** Aim of the task **
Looking at the listing, state how many of its lines contain the string "this". Write only the number.
--- BEGIN Dataset extract ---
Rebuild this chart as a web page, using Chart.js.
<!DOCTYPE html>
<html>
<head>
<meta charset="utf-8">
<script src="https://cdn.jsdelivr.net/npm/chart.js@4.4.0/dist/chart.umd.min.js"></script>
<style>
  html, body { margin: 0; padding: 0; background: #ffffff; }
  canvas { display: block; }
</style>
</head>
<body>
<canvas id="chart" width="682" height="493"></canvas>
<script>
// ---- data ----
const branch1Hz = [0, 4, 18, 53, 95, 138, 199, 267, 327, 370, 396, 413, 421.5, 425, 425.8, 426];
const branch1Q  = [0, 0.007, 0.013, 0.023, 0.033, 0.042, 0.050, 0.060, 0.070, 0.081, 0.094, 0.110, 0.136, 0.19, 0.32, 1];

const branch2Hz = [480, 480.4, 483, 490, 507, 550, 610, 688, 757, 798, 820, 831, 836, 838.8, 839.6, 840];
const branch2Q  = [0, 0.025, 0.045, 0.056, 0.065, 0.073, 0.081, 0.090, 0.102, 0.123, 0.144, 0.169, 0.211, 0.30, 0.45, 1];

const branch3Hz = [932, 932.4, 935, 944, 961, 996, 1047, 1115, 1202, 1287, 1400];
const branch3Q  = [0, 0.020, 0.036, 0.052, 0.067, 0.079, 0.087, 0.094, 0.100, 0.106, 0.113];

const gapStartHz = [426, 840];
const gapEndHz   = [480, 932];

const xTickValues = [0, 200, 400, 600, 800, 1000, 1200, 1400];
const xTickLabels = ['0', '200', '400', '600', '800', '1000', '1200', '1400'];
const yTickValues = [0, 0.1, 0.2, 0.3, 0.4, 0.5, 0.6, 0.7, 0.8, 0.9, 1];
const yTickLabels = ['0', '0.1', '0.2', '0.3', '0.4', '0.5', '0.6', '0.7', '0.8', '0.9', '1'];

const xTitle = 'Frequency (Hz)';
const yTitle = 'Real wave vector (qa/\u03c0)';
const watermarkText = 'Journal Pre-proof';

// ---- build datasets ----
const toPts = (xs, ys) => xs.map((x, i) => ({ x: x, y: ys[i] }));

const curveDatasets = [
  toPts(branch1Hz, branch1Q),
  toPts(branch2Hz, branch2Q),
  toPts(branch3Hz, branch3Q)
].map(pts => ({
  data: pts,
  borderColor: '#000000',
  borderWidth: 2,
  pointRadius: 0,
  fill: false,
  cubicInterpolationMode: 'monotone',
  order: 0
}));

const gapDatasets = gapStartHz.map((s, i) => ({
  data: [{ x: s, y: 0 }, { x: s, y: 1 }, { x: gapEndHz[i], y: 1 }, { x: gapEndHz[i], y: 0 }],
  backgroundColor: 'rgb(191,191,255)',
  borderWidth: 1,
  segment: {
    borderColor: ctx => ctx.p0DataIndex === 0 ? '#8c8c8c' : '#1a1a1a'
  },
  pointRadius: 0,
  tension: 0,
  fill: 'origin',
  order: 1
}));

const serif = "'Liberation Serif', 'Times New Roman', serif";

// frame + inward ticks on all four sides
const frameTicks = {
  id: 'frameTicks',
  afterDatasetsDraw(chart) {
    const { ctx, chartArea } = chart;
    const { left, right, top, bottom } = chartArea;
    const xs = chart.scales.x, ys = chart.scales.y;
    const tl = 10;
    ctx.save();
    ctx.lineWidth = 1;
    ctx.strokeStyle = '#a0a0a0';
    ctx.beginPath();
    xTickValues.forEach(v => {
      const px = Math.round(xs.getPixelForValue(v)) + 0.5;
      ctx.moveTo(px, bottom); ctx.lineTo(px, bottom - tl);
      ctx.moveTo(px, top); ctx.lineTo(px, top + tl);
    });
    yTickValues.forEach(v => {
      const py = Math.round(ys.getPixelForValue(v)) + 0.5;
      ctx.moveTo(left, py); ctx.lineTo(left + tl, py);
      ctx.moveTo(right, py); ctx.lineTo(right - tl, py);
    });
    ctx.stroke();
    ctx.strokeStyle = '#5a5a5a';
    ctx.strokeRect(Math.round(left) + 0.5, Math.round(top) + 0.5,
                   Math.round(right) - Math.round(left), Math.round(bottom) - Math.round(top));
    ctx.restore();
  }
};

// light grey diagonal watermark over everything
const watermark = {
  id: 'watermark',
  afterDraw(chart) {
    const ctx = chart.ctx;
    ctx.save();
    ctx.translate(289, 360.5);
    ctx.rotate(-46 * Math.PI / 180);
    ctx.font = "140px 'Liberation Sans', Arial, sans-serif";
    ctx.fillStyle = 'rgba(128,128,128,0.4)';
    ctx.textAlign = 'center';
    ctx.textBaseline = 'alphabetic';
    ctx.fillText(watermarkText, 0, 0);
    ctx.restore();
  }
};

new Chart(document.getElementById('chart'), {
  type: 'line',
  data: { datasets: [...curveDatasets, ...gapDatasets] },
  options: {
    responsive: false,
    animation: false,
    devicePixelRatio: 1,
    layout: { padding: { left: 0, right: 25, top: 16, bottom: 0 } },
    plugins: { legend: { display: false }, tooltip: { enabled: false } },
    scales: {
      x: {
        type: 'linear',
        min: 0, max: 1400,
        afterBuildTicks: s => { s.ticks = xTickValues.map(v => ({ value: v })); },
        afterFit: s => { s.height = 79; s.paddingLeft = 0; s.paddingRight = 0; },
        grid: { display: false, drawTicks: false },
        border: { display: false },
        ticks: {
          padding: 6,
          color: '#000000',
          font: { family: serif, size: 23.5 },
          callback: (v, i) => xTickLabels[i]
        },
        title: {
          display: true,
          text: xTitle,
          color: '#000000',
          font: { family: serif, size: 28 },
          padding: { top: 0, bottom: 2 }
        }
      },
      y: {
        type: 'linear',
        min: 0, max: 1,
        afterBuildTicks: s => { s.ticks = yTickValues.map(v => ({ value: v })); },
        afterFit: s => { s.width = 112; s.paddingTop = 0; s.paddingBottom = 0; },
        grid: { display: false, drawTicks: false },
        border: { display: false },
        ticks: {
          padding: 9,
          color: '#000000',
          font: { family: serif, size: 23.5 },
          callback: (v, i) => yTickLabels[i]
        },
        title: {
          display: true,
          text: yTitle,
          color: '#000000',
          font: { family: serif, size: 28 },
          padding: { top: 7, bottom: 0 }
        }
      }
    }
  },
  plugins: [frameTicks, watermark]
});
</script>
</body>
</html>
--- END Dataset extract ---
--- BEGIN Dataset extract ---
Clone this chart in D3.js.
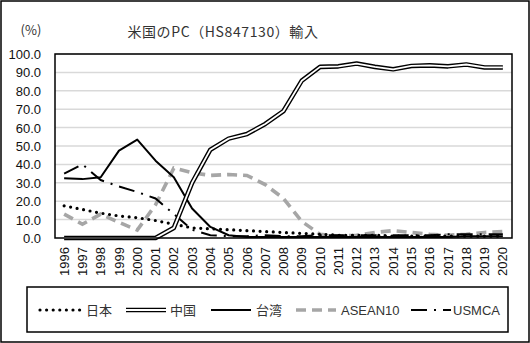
--- END Dataset extract ---
--- BEGIN Dataset extract ---
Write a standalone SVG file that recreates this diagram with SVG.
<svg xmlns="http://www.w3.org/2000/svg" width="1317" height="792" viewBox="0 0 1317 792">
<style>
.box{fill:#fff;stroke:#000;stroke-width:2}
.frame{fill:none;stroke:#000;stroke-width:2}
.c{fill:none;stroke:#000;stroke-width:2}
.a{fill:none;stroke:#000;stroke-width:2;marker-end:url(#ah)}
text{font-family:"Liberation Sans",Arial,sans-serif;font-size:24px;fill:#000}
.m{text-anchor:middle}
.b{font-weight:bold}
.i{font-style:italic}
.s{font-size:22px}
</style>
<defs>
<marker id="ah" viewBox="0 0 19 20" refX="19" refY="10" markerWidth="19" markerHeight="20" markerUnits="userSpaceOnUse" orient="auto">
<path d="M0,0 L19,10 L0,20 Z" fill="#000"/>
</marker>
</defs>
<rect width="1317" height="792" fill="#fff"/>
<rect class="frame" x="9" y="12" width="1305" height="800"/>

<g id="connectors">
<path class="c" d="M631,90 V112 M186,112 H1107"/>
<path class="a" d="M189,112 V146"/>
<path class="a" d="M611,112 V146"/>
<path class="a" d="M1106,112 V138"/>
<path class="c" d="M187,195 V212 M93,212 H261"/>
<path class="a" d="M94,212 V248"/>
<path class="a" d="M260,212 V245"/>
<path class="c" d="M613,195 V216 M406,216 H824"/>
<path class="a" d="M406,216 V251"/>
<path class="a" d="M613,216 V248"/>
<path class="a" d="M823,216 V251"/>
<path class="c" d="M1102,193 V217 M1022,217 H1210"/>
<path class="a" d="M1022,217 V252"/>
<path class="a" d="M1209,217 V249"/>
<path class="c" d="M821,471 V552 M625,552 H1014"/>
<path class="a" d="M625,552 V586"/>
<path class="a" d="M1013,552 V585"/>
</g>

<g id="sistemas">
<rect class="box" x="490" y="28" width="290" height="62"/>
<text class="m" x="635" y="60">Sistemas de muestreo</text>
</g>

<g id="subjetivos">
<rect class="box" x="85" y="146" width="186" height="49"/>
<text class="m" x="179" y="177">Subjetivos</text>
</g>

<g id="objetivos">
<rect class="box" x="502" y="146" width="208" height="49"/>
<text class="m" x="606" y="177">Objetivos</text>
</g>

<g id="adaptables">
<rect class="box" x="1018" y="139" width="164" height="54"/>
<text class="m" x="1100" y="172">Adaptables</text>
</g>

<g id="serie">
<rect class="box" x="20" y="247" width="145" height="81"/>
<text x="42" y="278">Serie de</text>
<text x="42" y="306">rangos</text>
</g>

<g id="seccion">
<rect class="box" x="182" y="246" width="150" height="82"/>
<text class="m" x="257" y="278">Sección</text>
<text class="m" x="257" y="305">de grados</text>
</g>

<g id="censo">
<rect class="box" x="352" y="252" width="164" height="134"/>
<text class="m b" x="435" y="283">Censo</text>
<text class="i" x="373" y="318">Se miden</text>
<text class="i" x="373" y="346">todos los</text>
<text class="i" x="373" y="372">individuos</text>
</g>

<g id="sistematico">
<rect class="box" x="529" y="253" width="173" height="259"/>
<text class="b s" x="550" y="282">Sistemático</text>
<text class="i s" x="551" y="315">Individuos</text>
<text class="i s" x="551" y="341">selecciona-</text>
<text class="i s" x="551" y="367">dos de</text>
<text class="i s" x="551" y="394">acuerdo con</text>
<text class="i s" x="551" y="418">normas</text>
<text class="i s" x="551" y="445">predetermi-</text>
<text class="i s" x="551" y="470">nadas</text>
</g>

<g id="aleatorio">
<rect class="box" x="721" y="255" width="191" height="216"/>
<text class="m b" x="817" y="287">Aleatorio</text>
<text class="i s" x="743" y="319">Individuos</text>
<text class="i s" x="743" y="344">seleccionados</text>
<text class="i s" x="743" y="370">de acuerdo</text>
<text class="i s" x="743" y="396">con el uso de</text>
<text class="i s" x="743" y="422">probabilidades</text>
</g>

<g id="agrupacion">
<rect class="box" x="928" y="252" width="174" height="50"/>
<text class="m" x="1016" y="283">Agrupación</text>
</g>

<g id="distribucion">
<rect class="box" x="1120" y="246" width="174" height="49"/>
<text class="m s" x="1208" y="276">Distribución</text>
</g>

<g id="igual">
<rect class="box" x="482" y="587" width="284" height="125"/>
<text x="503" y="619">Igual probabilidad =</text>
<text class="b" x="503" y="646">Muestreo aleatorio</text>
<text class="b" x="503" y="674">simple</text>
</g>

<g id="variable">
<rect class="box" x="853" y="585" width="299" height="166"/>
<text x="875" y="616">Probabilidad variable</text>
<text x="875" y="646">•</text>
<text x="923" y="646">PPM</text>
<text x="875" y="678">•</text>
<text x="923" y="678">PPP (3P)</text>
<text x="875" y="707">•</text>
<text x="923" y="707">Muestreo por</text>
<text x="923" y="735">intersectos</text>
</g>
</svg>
--- END Dataset extract ---
** The reply **
3